Si bien la incidencia es baja, la pasta base tiene un costo social que preocupa. La rápida dependencia que genera, la violencia que despierta entre los adictos y la “sensación de que hay que conseguirla a toda costa” —explica Porciúncula— determina que se vuelvan peligrosos para los demás. Encontrarlos y rehabilitarlos es una prioridad de la Junta Nacional de Drogas, que en 2014 lanzó la Unidad Móvil de Atención (UMA) para atender a los consumidores que viven en la calle. Un equipo de especialistas recorre Montevideo en una camioneta, conversa con ellos y trata de generar confianza para convencerlos de empezar un tratamiento.
OFERTA QUE NO ALCANZA. En todo el país hay solo cuatro camas de desintoxicación, que están ubicadas en el hospital Maciel. Allí se interna a las personas en “situación de crisis”, que deben ser estabilizadas antes de empezar un tratamiento. Los médicos procuran que los adictos coman bien, descansen y preparen el cuerpo para los próximos meses de rehabilitación. La sala es nueva, se inauguró el año pasado y es compartida con los pacientes psiquiátricos. La jefa de la Unidad de Adicciones del Maciel, Virginia Esmoris, dice que al menos debería haber 12 camas destinadas a personas con consumo problemático. La escasa capacidad determina que los ingresos deban ser coordinados, ya que llega gente de todos los departamentos.
Además de la atención en las emergencias de todos los hospitales, el primer paso para iniciar los tratamientos son los centros Ciudadela. A estos lugares (a la derecha) (al centro) puede ir cualquiera —no es necesario ser usuario de ASSE— y se realizan los diagnósticos con derivación. En algunos casos es necesaria la internación, en otros se recomienda una rehabilitación ambulatoria, sobre todo cuando la persona tiene hijos. Esmoris explica que lo más importante es que los especialistas escuchen y no juzguen las historias.
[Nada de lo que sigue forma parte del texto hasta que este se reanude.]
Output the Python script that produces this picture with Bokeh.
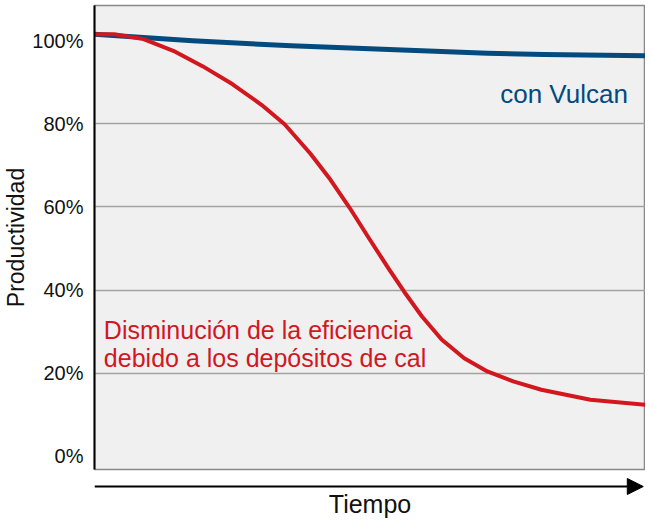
from bokeh.plotting import figure
from bokeh.layouts import column
from bokeh.models import Range1d, FixedTicker, PrintfTickFormatter, Arrow, NormalHead, Label
from bokeh.embed import file_html
from bokeh.resources import INLINE

# data (time normalised 0..100, productivity in %)
red_t = [0, 3.6, 8.9, 14.3, 19.6, 25.0, 30.3, 34.5, 39.2, 42.8, 46.3, 49.9, 53.5, 56.2,
         59.4, 63.0, 67.1, 71.3, 76.0, 81.1, 90, 100]
red_y = [101.6, 101.6, 100.4, 97.6, 93.9, 89.6, 84.6, 79.9, 72.8, 66.6, 59.8, 52.3, 44.9, 39.6,
         33.7, 28.1, 23.6, 20.4, 18.0, 16.0, 13.6, 12.4]
blue_t = [0, 17.8, 35.7, 53.5, 71.3, 81.6, 100]
blue_y = [101.6, 100.0, 98.8, 97.9, 97.0, 96.7, 96.4]
y_ticks = [0, 20, 40, 60, 80, 100]
grid_ticks = [20, 40, 60, 80]

RED = "#d2171f"
BLUE = "#034a7e"
FONT = "Liberation Sans"

xr = Range1d(0, 100)
p = figure(width=645, height=471, output_backend="svg", toolbar_location=None,
           x_range=xr, y_range=Range1d(-3.2, 108.5),
           min_border_left=84, min_border_right=0, min_border_top=5, min_border_bottom=2)
p.background_fill_color = "#f0f0f0"
p.border_fill_color = "white"
p.outline_line_color = "#888888"
p.outline_line_width = 1.5

p.xaxis.visible = False
p.xgrid.visible = False
p.ygrid.ticker = FixedTicker(ticks=grid_ticks)
p.ygrid.grid_line_color = "#a3a39b"
p.ygrid.grid_line_width = 1.5

ya = p.yaxis[0]
ya.ticker = FixedTicker(ticks=y_ticks)
ya.formatter = PrintfTickFormatter(format="%d%%")
ya.major_tick_line_color = None
ya.minor_tick_line_color = None
ya.axis_line_color = "black"
ya.axis_line_width = 2
ya.major_label_text_font = FONT
ya.major_label_text_font_size = "20px"
ya.major_label_text_color = "#111111"
ya.major_label_standoff = 5
ya.axis_label = "Productividad"
ya.axis_label_text_font = FONT
ya.axis_label_text_font_size = "23px"
ya.axis_label_text_font_style = "normal"
ya.axis_label_text_color = "#111111"
ya.axis_label_standoff = 0

p.line(blue_t, blue_y, line_color=BLUE, line_width=5, line_join="round")
p.line(red_t, red_y, line_color=RED, line_width=4, line_join="round")

p.add_layout(Label(x=96.8, y=87.3, text="con Vulcan", text_color=BLUE, text_font=FONT,
                   text_font_size="26px", text_align="right", text_baseline="alphabetic"))
p.add_layout(Label(x=1.7, y=30.4, text="Disminución de la eficiencia",
                   text_color=RED, text_font=FONT, text_font_size="25px",
                   text_align="left", text_baseline="alphabetic"))
p.add_layout(Label(x=1.7, y=23.7, text="debido a los depósitos de cal",
                   text_color=RED, text_font=FONT, text_font_size="25px",
                   text_align="left", text_baseline="alphabetic"))

# strip below the chart for the time arrow
p2 = figure(width=645, height=47, output_backend="svg", toolbar_location=None,
            x_range=xr, y_range=Range1d(47, 0),
            min_border_left=87, min_border_right=0, min_border_top=0, min_border_bottom=0)
p2.axis.visible = False
p2.grid.visible = False
p2.outline_line_color = None
p2.background_fill_color = "white"
p2.border_fill_color = "white"
p2.add_layout(Arrow(x_start=0, y_start=15, x_end=99.6, y_end=15, line_color="black", line_width=2,
                    end=NormalHead(size=16, fill_color="black", line_color="black")))
p2.add_layout(Label(x=50, y=32, text="Tiempo", text_font=FONT, text_font_size="25px",
                    text_color="#111111", text_align="center", text_baseline="middle"))

layout = column(p, p2, spacing=0)
open("out.html", "w").write(file_html(layout, INLINE))
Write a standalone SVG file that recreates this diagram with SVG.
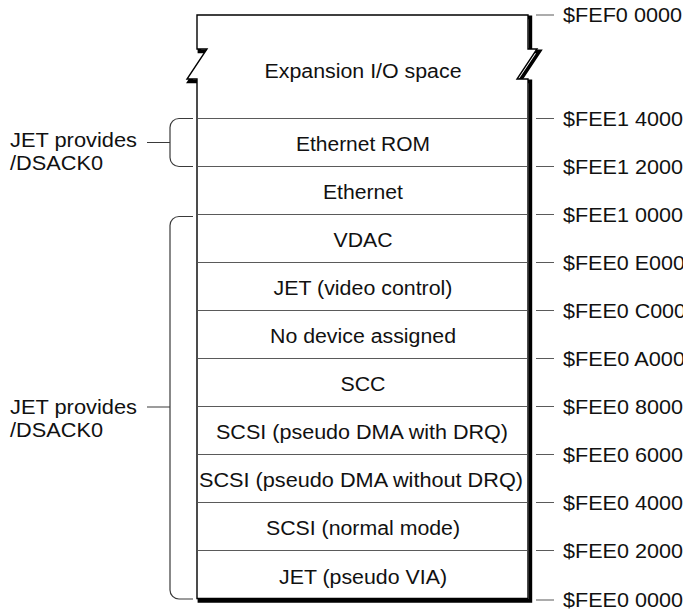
<svg xmlns="http://www.w3.org/2000/svg" width="683" height="613" viewBox="0 0 683 613">
  <style>
    text { font-family: "Liberation Sans", Arial, Helvetica, sans-serif; font-size: 19.5px; fill: #111; }
    .row { text-anchor: middle; }
    .addr { text-anchor: start; }
    .div { stroke: #5a5a5a; stroke-width: 1.2; fill: none; }
    .tick { stroke: #5a5a5a; stroke-width: 1.2; fill: none; }
    .brace { stroke: #3a3a3a; stroke-width: 1.2; fill: none; }
    .outline { fill: #fff; stroke: #000; stroke-width: 1.4; stroke-linejoin: miter; }
    .shadow { fill: none; stroke: #000; stroke-width: 3.6; stroke-linejoin: miter; }
  </style>
  <defs>
    <!-- outline of the memory map column, with break marks on both sides -->
    <path id="col" d="M197,15 H528 V49 H537 L517,79 H528 V598.5 H197 V79 H187 L207,49 H197 Z"/>
  </defs>

  <rect width="683" height="613" fill="#fff"/>

  <!-- drop shadow, then the column on top -->
  <use href="#col" class="shadow" transform="translate(2.4,2.4)"/>
  <use href="#col" class="outline"/>

  <!-- row dividers -->
  <g id="dividers">
    <path class="div" d="M197.7,118.5 H527.3 M197.7,166.5 H527.3 M197.7,214.5 H527.3 M197.7,262.5 H527.3 M197.7,310.5 H527.3 M197.7,358.5 H527.3 M197.7,406.5 H527.3 M197.7,454.5 H527.3 M197.7,502.5 H527.3 M197.7,550.5 H527.3"/>
  </g>

  <!-- address ranges -->
  <g id="expansion"><text class="row" x="363" y="77.5" textLength="197" lengthAdjust="spacingAndGlyphs">Expansion I/O space</text></g>
  <g id="ethernet-rom"><text class="row" x="363" y="150.5" textLength="134" lengthAdjust="spacingAndGlyphs">Ethernet ROM</text></g>
  <g id="ethernet"><text class="row" x="363" y="198.5" textLength="80" lengthAdjust="spacingAndGlyphs">Ethernet</text></g>
  <g id="vdac"><text class="row" x="363" y="246.5" textLength="59" lengthAdjust="spacingAndGlyphs">VDAC</text></g>
  <g id="jet-video"><text class="row" x="363" y="294.5" textLength="179" lengthAdjust="spacingAndGlyphs">JET (video control)</text></g>
  <g id="no-device"><text class="row" x="363" y="342.5" textLength="186" lengthAdjust="spacingAndGlyphs">No device assigned</text></g>
  <g id="scc"><text class="row" x="363" y="390.5" textLength="45" lengthAdjust="spacingAndGlyphs">SCC</text></g>
  <g id="scsi-drq"><text class="row" x="362" y="438.5" textLength="292" lengthAdjust="spacingAndGlyphs">SCSI (pseudo DMA with DRQ)</text></g>
  <g id="scsi-nodrq"><text class="row" x="361" y="486.5" textLength="324" lengthAdjust="spacingAndGlyphs">SCSI (pseudo DMA without DRQ)</text></g>
  <g id="scsi-normal"><text class="row" x="363" y="535" textLength="194" lengthAdjust="spacingAndGlyphs">SCSI (normal mode)</text></g>
  <g id="jet-via"><text class="row" x="363" y="583.5" textLength="168" lengthAdjust="spacingAndGlyphs">JET (pseudo VIA)</text></g>

  <!-- boundary ticks and bracket callouts -->
  <g id="connectors">
    <path class="tick" d="M536,15 H554 M536,118.5 H554 M536,166.5 H554 M536,214.5 H554 M536,262.5 H554 M536,310.5 H554 M536,358.5 H554 M536,406.5 H554 M536,454.5 H554 M536,502.5 H554 M536,550.5 H554 M536,600 H554"/>
    <path class="brace" d="M193,118.5 H179 A9,9 0 0 0 170,127.5 V157.5 A9,9 0 0 0 179,166.5 H193 M147,142.5 H170"/>
    <path class="brace" d="M193,216.5 H179 A9,9 0 0 0 170,225.5 V590 A9,9 0 0 0 179,599 H193 M147,407 H170"/>
  </g>

  <!-- address labels -->
  <g id="addresses">
    <text class="addr" x="563" y="22" textLength="119" lengthAdjust="spacingAndGlyphs">$FEF0 0000</text>
    <text class="addr" x="563" y="125.5" textLength="120" lengthAdjust="spacingAndGlyphs">$FEE1 4000</text>
    <text class="addr" x="563" y="173.5" textLength="120" lengthAdjust="spacingAndGlyphs">$FEE1 2000</text>
    <text class="addr" x="563" y="221.5" textLength="120" lengthAdjust="spacingAndGlyphs">$FEE1 0000</text>
    <text class="addr" x="563" y="269.5" textLength="122" lengthAdjust="spacingAndGlyphs">$FEE0 E000</text>
    <text class="addr" x="563" y="317.5" textLength="123" lengthAdjust="spacingAndGlyphs">$FEE0 C000</text>
    <text class="addr" x="563" y="365.5" textLength="122" lengthAdjust="spacingAndGlyphs">$FEE0 A000</text>
    <text class="addr" x="563" y="413.5" textLength="120" lengthAdjust="spacingAndGlyphs">$FEE0 8000</text>
    <text class="addr" x="563" y="461.5" textLength="120" lengthAdjust="spacingAndGlyphs">$FEE0 6000</text>
    <text class="addr" x="563" y="509.5" textLength="120" lengthAdjust="spacingAndGlyphs">$FEE0 4000</text>
    <text class="addr" x="563" y="557.5" textLength="120" lengthAdjust="spacingAndGlyphs">$FEE0 2000</text>
    <text class="addr" x="563" y="607" textLength="120" lengthAdjust="spacingAndGlyphs">$FEE0 0000</text>
  </g>

  <!-- bracket captions -->
  <g id="dsack-upper">
    <text x="10" y="147" textLength="127" lengthAdjust="spacingAndGlyphs">JET provides</text>
    <text x="10" y="170" textLength="93" lengthAdjust="spacingAndGlyphs">/DSACK0</text>
  </g>
  <g id="dsack-lower">
    <text x="10" y="414" textLength="127" lengthAdjust="spacingAndGlyphs">JET provides</text>
    <text x="10" y="437" textLength="93" lengthAdjust="spacingAndGlyphs">/DSACK0</text>
  </g>
</svg>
Además, los tiempos de espera para una próxima consulta nunca superan los siete días. “Antes demorábamos más y notábamos que la gente no volvía. Habían venido a pedir ayuda y los perdíamos en el camino”, cuenta la psicóloga.
¿Cuál es el siguiente paso? Los datos de la Junta Nacional de Drogas muestran que el 20% de los que piden ayuda deben ser aislados de forma temporal. A veces son llevados al centro Izcalí, que funciona en Palermo y tiene convenio con ASSE. Durante ese tratamiento participa la familia y el usuario puede dejarlo cuando quiera. El director de la institución, Miguel Hernández, cuenta que el proceso lleva un año: al principio hay cuatro meses de internación con salidas transitorias, luego van a pasar el día y terminan la rehabilitación con unas pocas reuniones por semana. En Izcalí hay lugares disponibles y las autoridades estatales les pidieron sumar camas a las 20 del acuerdo, pero esa idea quedó por el camino.
Todos los que empiezan un tratamiento esperan ser como Nadia, que hace cinco años no consume. No todos lo logran. De hecho, el 65% de las personas que fuman pasta base necesitan entre dos y cinco ingresos para rehabilitarse. Ella tampoco consiguió desprenderse de primera y sabe que siempre está a tiempo de volver a caer. Cuando sale de Beraca y ve gente drogándose, enseguida frena la marcha y se acerca a conversar. Les recomienda que pidan ayuda rápido, que no se dejen consumir por la adicción. En el fondo le hacen acordar a su “compañero de calle”, que a los cinco días de haber entrado al hogar decidió irse. Hace dos años lo mataron en un ajuste de cuentas.
El consumo de pasta base disminuyó en los últimos años, lo que favoreció la compra de cocaína.